Documents To Bring For A Smooth Delivery
- Driver’s license and proof of insurance.
- Last two pay stubs or proof of income (award letter, 1099, or similar).
- Proof of address (utility bill or lease).
- Title or payoff info if you have a trade.
- Your preapproval letter or draft with rate, term, and amount.
APR, Rate, And Fees In Plain Language
Interest rate is the percentage you pay to borrow. APR wraps that rate together with certain fees to show the cost on a yearly basis. Two loans can share the same payment but carry different APRs when fees differ. When you compare offers, look at APR, finance charge in dollars, and the total of payments. If those three beat your baseline quote, you have a winner.
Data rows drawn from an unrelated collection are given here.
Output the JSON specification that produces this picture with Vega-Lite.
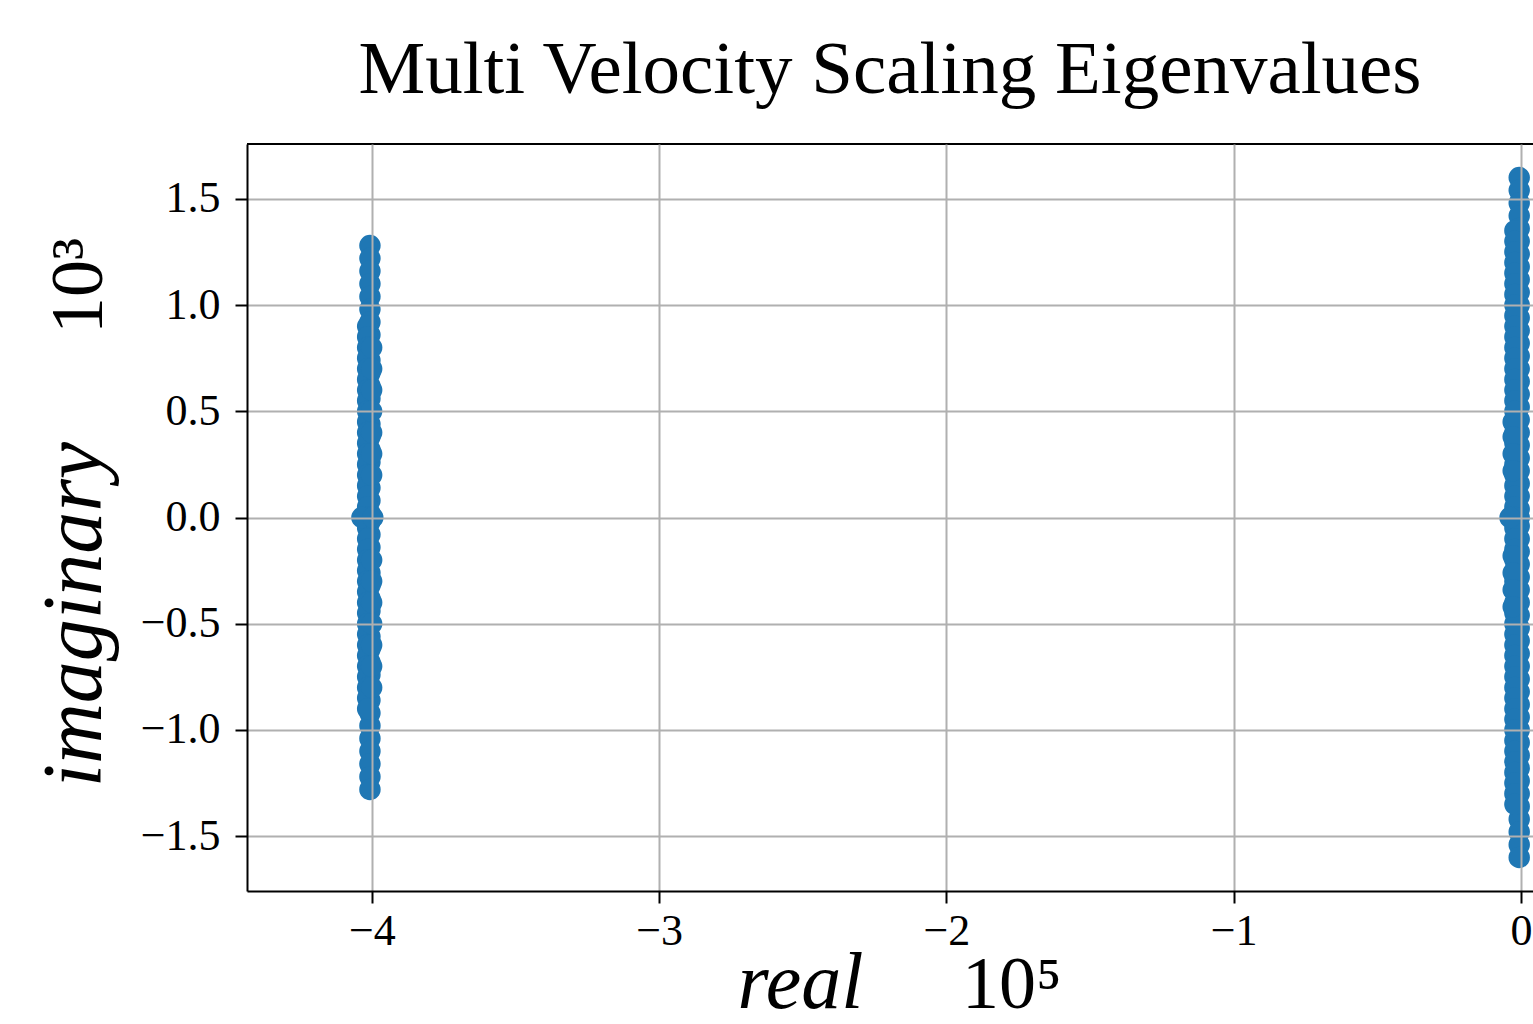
{
  "$schema": "https://vega.github.io/schema/vega-lite/v6.json",
  "width": 1286,
  "height": 747,
  "autosize": {"type": "none"},
  "padding": {"left": 247, "top": 144, "right": 0, "bottom": 133},
  "background": "white",
  "title": {"text": "Multi Velocity Scaling Eigenvalues", "font": "Liberation Serif", "fontSize": 75, "fontWeight": "normal", "color": "black", "anchor": "middle", "frame": "group", "baseline": "alphabetic", "offset": -25},
  "config": {"view": {"stroke": null}},
  "datasets": {
    "eig": [
      {"re":-4.007,"im":1.28},{"re":-4.007,"im":1.22},{"re":-4.007,"im":1.16},{"re":-4.007,"im":1.10},{"re":-4.007,"im":1.04},{"re":-4.007,"im":0.98},{"re":-4.007,"im":0.92},{"re":-4.007,"im":0.86},{"re":-4.007,"im":0.80},{"re":-4.007,"im":0.74},{"re":-4.007,"im":0.68},{"re":-4.007,"im":0.62},{"re":-4.007,"im":0.56},{"re":-4.007,"im":0.50},{"re":-4.007,"im":0.44},{"re":-4.007,"im":0.38},{"re":-4.007,"im":0.32},{"re":-4.007,"im":0.26},{"re":-4.007,"im":0.20},{"re":-4.007,"im":0.14},{"re":-4.007,"im":0.08},{"re":-4.007,"im":0.02},{"re":-4.007,"im":0.0},
      {"re":-4.007,"im":-0.02},{"re":-4.007,"im":-0.08},{"re":-4.007,"im":-0.14},{"re":-4.007,"im":-0.20},{"re":-4.007,"im":-0.26},{"re":-4.007,"im":-0.32},{"re":-4.007,"im":-0.38},{"re":-4.007,"im":-0.44},{"re":-4.007,"im":-0.50},{"re":-4.007,"im":-0.56},{"re":-4.007,"im":-0.62},{"re":-4.007,"im":-0.68},{"re":-4.007,"im":-0.74},{"re":-4.007,"im":-0.80},{"re":-4.007,"im":-0.86},{"re":-4.007,"im":-0.92},{"re":-4.007,"im":-0.98},{"re":-4.007,"im":-1.04},{"re":-4.007,"im":-1.10},{"re":-4.007,"im":-1.16},{"re":-4.007,"im":-1.22},{"re":-4.007,"im":-1.28},
      {"re":-4.015,"im":0.90},{"re":-4.015,"im":0.85},{"re":-4.015,"im":0.80},{"re":-4.015,"im":0.75},{"re":-4.015,"im":0.70},{"re":-4.015,"im":0.65},{"re":-4.015,"im":0.60},{"re":-4.015,"im":0.55},{"re":-4.015,"im":0.50},{"re":-4.015,"im":0.45},{"re":-4.015,"im":0.40},{"re":-4.015,"im":0.35},{"re":-4.015,"im":0.30},{"re":-4.015,"im":0.25},{"re":-4.015,"im":0.20},{"re":-4.015,"im":0.15},{"re":-4.015,"im":0.10},{"re":-4.015,"im":0.05},{"re":-4.015,"im":0.0},
      {"re":-4.015,"im":-0.05},{"re":-4.015,"im":-0.10},{"re":-4.015,"im":-0.15},{"re":-4.015,"im":-0.20},{"re":-4.015,"im":-0.25},{"re":-4.015,"im":-0.30},{"re":-4.015,"im":-0.35},{"re":-4.015,"im":-0.40},{"re":-4.015,"im":-0.45},{"re":-4.015,"im":-0.50},{"re":-4.015,"im":-0.55},{"re":-4.015,"im":-0.60},{"re":-4.015,"im":-0.65},{"re":-4.015,"im":-0.70},{"re":-4.015,"im":-0.75},{"re":-4.015,"im":-0.80},{"re":-4.015,"im":-0.85},{"re":-4.015,"im":-0.90},
      {"re":-4.001,"im":0.80},{"re":-4.001,"im":0.70},{"re":-4.001,"im":0.60},{"re":-4.001,"im":0.50},{"re":-4.001,"im":0.40},{"re":-4.001,"im":0.30},{"re":-4.001,"im":0.20},{"re":-4.001,"im":-0.20},{"re":-4.001,"im":-0.30},{"re":-4.001,"im":-0.40},{"re":-4.001,"im":-0.50},{"re":-4.001,"im":-0.60},{"re":-4.001,"im":-0.70},{"re":-4.001,"im":-0.80},
      {"re":-4.035,"im":0.0},{"re":-3.997,"im":0.0},
      {"re":-0.006,"im":1.60},{"re":-0.006,"im":1.54},{"re":-0.006,"im":1.48},{"re":-0.006,"im":1.42},{"re":-0.006,"im":1.36},{"re":-0.006,"im":1.30},{"re":-0.006,"im":1.24},{"re":-0.006,"im":1.18},{"re":-0.006,"im":1.12},{"re":-0.006,"im":1.06},{"re":-0.006,"im":1.00},{"re":-0.006,"im":0.94},{"re":-0.006,"im":0.88},{"re":-0.006,"im":0.82},{"re":-0.006,"im":0.76},{"re":-0.006,"im":0.70},{"re":-0.006,"im":0.64},{"re":-0.006,"im":0.58},{"re":-0.006,"im":0.52},{"re":-0.006,"im":0.46},{"re":-0.006,"im":0.40},{"re":-0.006,"im":0.34},{"re":-0.006,"im":0.28},{"re":-0.006,"im":0.22},{"re":-0.006,"im":0.16},{"re":-0.006,"im":0.10},{"re":-0.006,"im":0.04},{"re":-0.006,"im":0.0},
      {"re":-0.006,"im":-0.04},{"re":-0.006,"im":-0.10},{"re":-0.006,"im":-0.16},{"re":-0.006,"im":-0.22},{"re":-0.006,"im":-0.28},{"re":-0.006,"im":-0.34},{"re":-0.006,"im":-0.40},{"re":-0.006,"im":-0.46},{"re":-0.006,"im":-0.52},{"re":-0.006,"im":-0.58},{"re":-0.006,"im":-0.64},{"re":-0.006,"im":-0.70},{"re":-0.006,"im":-0.76},{"re":-0.006,"im":-0.82},{"re":-0.006,"im":-0.88},{"re":-0.006,"im":-0.94},{"re":-0.006,"im":-1.00},{"re":-0.006,"im":-1.06},{"re":-0.006,"im":-1.12},{"re":-0.006,"im":-1.18},{"re":-0.006,"im":-1.24},{"re":-0.006,"im":-1.30},{"re":-0.006,"im":-1.36},{"re":-0.006,"im":-1.42},{"re":-0.006,"im":-1.48},{"re":-0.006,"im":-1.54},{"re":-0.006,"im":-1.60},
      {"re":-0.021,"im":1.35},{"re":-0.021,"im":1.30},{"re":-0.021,"im":1.25},{"re":-0.021,"im":1.20},{"re":-0.021,"im":1.15},{"re":-0.021,"im":1.10},{"re":-0.021,"im":1.05},{"re":-0.021,"im":1.00},{"re":-0.021,"im":0.95},{"re":-0.021,"im":0.90},{"re":-0.021,"im":0.85},{"re":-0.021,"im":0.80},{"re":-0.021,"im":0.75},{"re":-0.021,"im":0.70},{"re":-0.021,"im":0.65},{"re":-0.021,"im":0.60},{"re":-0.021,"im":0.55},{"re":-0.021,"im":0.50},{"re":-0.021,"im":0.45},{"re":-0.021,"im":0.40},{"re":-0.021,"im":0.35},{"re":-0.021,"im":0.30},{"re":-0.021,"im":0.25},{"re":-0.021,"im":0.20},{"re":-0.021,"im":0.15},{"re":-0.021,"im":0.10},{"re":-0.021,"im":0.05},{"re":-0.021,"im":0.0},
      {"re":-0.021,"im":-0.05},{"re":-0.021,"im":-0.10},{"re":-0.021,"im":-0.15},{"re":-0.021,"im":-0.20},{"re":-0.021,"im":-0.25},{"re":-0.021,"im":-0.30},{"re":-0.021,"im":-0.35},{"re":-0.021,"im":-0.40},{"re":-0.021,"im":-0.45},{"re":-0.021,"im":-0.50},{"re":-0.021,"im":-0.55},{"re":-0.021,"im":-0.60},{"re":-0.021,"im":-0.65},{"re":-0.021,"im":-0.70},{"re":-0.021,"im":-0.75},{"re":-0.021,"im":-0.80},{"re":-0.021,"im":-0.85},{"re":-0.021,"im":-0.90},{"re":-0.021,"im":-0.95},{"re":-0.021,"im":-1.00},{"re":-0.021,"im":-1.05},{"re":-0.021,"im":-1.10},{"re":-0.021,"im":-1.15},{"re":-0.021,"im":-1.20},{"re":-0.021,"im":-1.25},{"re":-0.021,"im":-1.30},{"re":-0.021,"im":-1.35},
      {"re":-0.027,"im":0.45},{"re":-0.027,"im":0.38},{"re":-0.027,"im":0.30},{"re":-0.027,"im":0.22},{"re":-0.027,"im":-0.18},{"re":-0.027,"im":-0.26},{"re":-0.027,"im":-0.34},{"re":-0.027,"im":-0.42},
      {"re":-0.038,"im":0.0}
    ],
    "xexp": [{"re": -1.772, "im": -2.31, "label": "10⁵"}],
    "yexp": [{"re": -4.94, "im": 1.09, "label": "10³"}]
  },
  "layer": [
    {
      "data": {"name": "eig"},
      "mark": {"type": "circle", "size": 460, "opacity": 1, "color": "#1f77b4"},
      "encoding": {
        "x": {"field": "re", "type": "quantitative",
          "scale": {"domain": [-4.435, 0.042], "nice": false, "zero": false},
          "axis": {"values": [-4, -3, -2, -1, 0], "format": "d", "labelFont": "Liberation Serif", "labelFontSize": 44, "labelColor": "black", "labelPadding": 6, "labelFlush": false, "labelOverlap": false,
            "tickColor": "black", "tickWidth": 2, "tickSize": 12, "domainColor": "black", "domainWidth": 2,
            "grid": true, "gridColor": "#b0b0b0", "gridWidth": 2,
            "title": "real", "titleFont": "Liberation Serif", "titleFontStyle": "italic", "titleFontWeight": "normal", "titleFontSize": 80, "titleColor": "black",
            "titleX": 553, "titleY": 116, "titleAlign": "center", "titleBaseline": "alphabetic", "zindex": 1}},
        "y": {"field": "im", "type": "quantitative",
          "scale": {"domain": [-1.758, 1.758], "nice": false, "zero": false},
          "axis": {"values": [-1.5, -1, -0.5, 0, 0.5, 1, 1.5], "format": ".1f", "labelFont": "Liberation Serif", "labelFontSize": 44, "labelColor": "black", "labelPadding": 15, "labelFlush": false, "labelOverlap": false,
            "tickColor": "black", "tickWidth": 2, "tickSize": 12, "domainColor": "black", "domainWidth": 2,
            "grid": true, "gridColor": "#b0b0b0", "gridWidth": 2,
            "title": "imaginary", "titleFont": "Liberation Serif", "titleFontStyle": "italic", "titleFontWeight": "normal", "titleFontSize": 84, "titleColor": "black",
            "titleAngle": 270, "titleX": -147, "titleY": 470, "titleAlign": "center", "titleBaseline": "alphabetic", "zindex": 1}}
      }
    },
    {
      "data": {"name": "eig"},
      "mark": {"type": "rule", "color": "black", "strokeWidth": 2},
      "encoding": {
        "y": {"datum": 1.758, "type": "quantitative", "scale": {"domain": [-1.758, 1.758], "nice": false, "zero": false}}
      }
    },
    {
      "data": {"name": "xexp"},
      "mark": {"type": "text", "font": "Liberation Serif", "fontSize": 74, "align": "center", "baseline": "alphabetic", "color": "black"},
      "encoding": {
        "x": {"field": "re", "type": "quantitative", "scale": {"domain": [-4.435, 0.042], "nice": false, "zero": false}},
        "y": {"field": "im", "type": "quantitative", "scale": {"domain": [-1.758, 1.758], "nice": false, "zero": false}},
        "text": {"field": "label"}
      }
    },
    {
      "data": {"name": "yexp"},
      "mark": {"type": "text", "font": "Liberation Serif", "fontSize": 74, "align": "center", "baseline": "alphabetic", "angle": 270, "color": "black"},
      "encoding": {
        "x": {"field": "re", "type": "quantitative", "scale": {"domain": [-4.435, 0.042], "nice": false, "zero": false}},
        "y": {"field": "im", "type": "quantitative", "scale": {"domain": [-1.758, 1.758], "nice": false, "zero": false}},
        "text": {"field": "label"}
      }
    }
  ]
}
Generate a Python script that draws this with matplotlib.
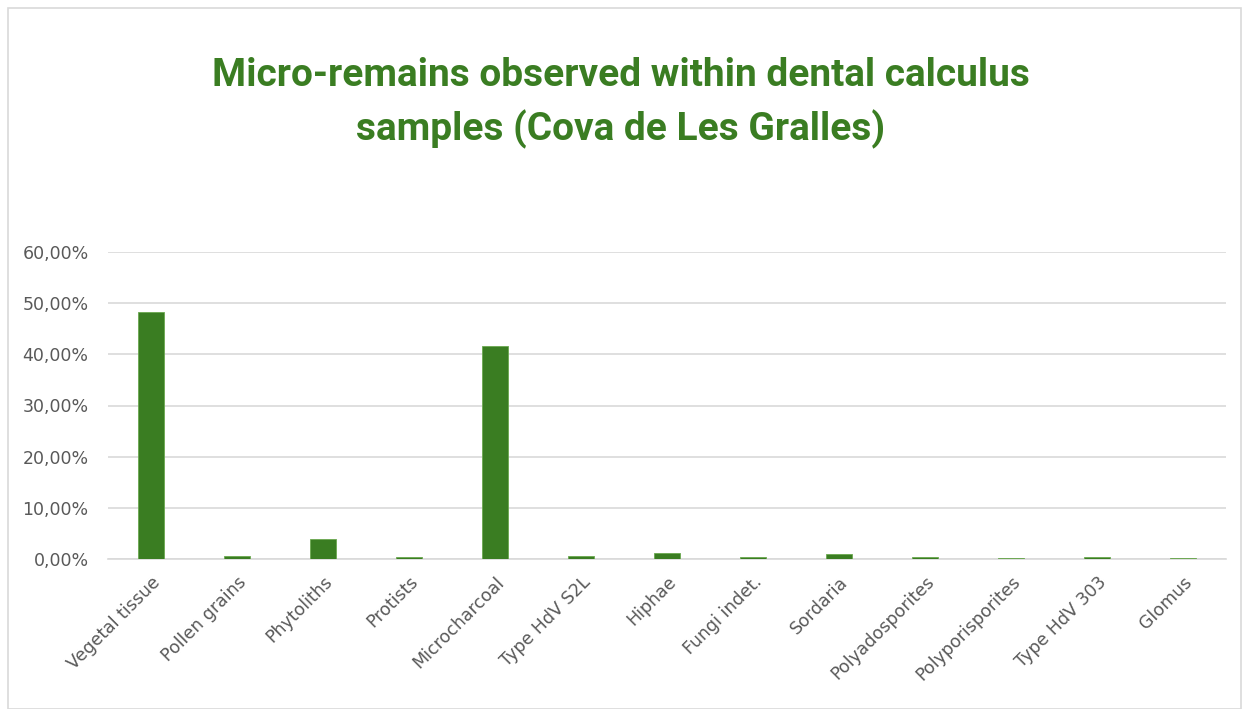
import matplotlib
matplotlib.use("Agg")
import matplotlib.pyplot as plt
from matplotlib.patches import Rectangle
from matplotlib.ticker import FuncFormatter, MultipleLocator

categories = ["Vegetal tissue", "Pollen grains", "Phytoliths", "Protists", "Microcharcoal",
              "Type HdV S2L", "Hiphae", "Fungi indet.", "Sordaria", "Polyadosporites",
              "Polyporisporites", "Type HdV 303", "Glomus"]
values = [48.2, 0.6, 3.9, 0.3, 41.7, 0.6, 1.2, 0.3, 1.0, 0.3, 0.1, 0.3, 0.1]
title = "Micro-remains observed within dental calculus\nsamples (Cova de Les Gralles)"

W, H = 1249, 709
fig = plt.figure(figsize=(W/100, H/100), dpi=100)
fig.patch.set_facecolor("white")
fig.patches.append(Rectangle((8/W, 0), (1241-8)/W, (H-8)/H, transform=fig.transFigure,
                             fill=False, edgecolor="#d9d9d9", linewidth=1.2))

ax = fig.add_axes([108/W, 1-559/H, (1226-108)/W, (559-252)/H])
green = "#3a7d22"
x = range(len(categories))
ax.bar(x, values, width=0.31, color=green, edgecolor="#6aa84f", linewidth=0.6, zorder=3)
ax.set_xlim(-0.5, len(categories)-0.5)
ax.set_ylim(0, 60)
ax.yaxis.set_major_locator(MultipleLocator(10))
ax.yaxis.set_major_formatter(FuncFormatter(lambda v, p: f"{v:.2f}".replace(".", ",") + "%"))
ax.grid(axis="y", color="#d9d9d9", linewidth=1.2, zorder=0)
for s in ["top", "right", "left"]:
    ax.spines[s].set_visible(False)
ax.spines["bottom"].set_color("#d9d9d9")
ax.spines["bottom"].set_linewidth(1.2)
ax.tick_params(axis="both", length=0, colors="#595959", labelsize=12.5)
ax.tick_params(axis="y", pad=14)
ax.set_xticks(list(x))
ax.set_xticklabels(categories, rotation=45, ha="right", rotation_mode="anchor",
                   color="#595959", fontsize=12.5)
ax.tick_params(axis="x", pad=10)

fig.text(621/W, 1-103/H, title, ha="center", va="center", fontsize=28,
         fontweight="bold", color=green, family="Roboto", linespacing=1.5)

fig.savefig("out.png", dpi=100)
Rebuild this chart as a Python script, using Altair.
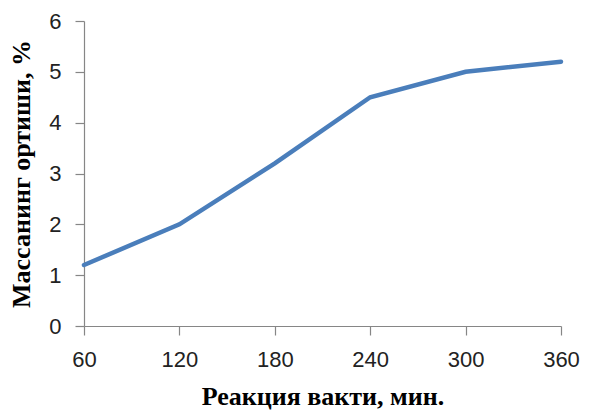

When A Bank Or Credit Union Beats The Showroom
Local credit unions often price loans well for members and can be flexible on vehicle age or mileage. Online banks may offer quick preapprovals with clear terms. If your direct quote undercuts the store by even a small APR spread, that can add up over five to seven years. Bring the draft to the lot and let the store process it like cash.
What To Do If Numbers Change After You Sign
If you get a call saying the lender declined and you must re-sign, pull out your copies. Ask the store to put any change in writing and compare line-by-line. If the new terms cost more and you don’t agree, request your trade and down payment back. You can then use your preapproval to buy elsewhere.
Final Take For Shoppers
Signing where you buy can be smooth and fair when you set a baseline with a preapproval, separate the vehicle price from extras, and read every page. Ask for the buy rate, question every add-on, and choose the offer that wins on APR, finance charge, and total of payments. With clear steps and a few firm questions, you’ll leave with a contract that fits your budget as well as the car fits your driveway.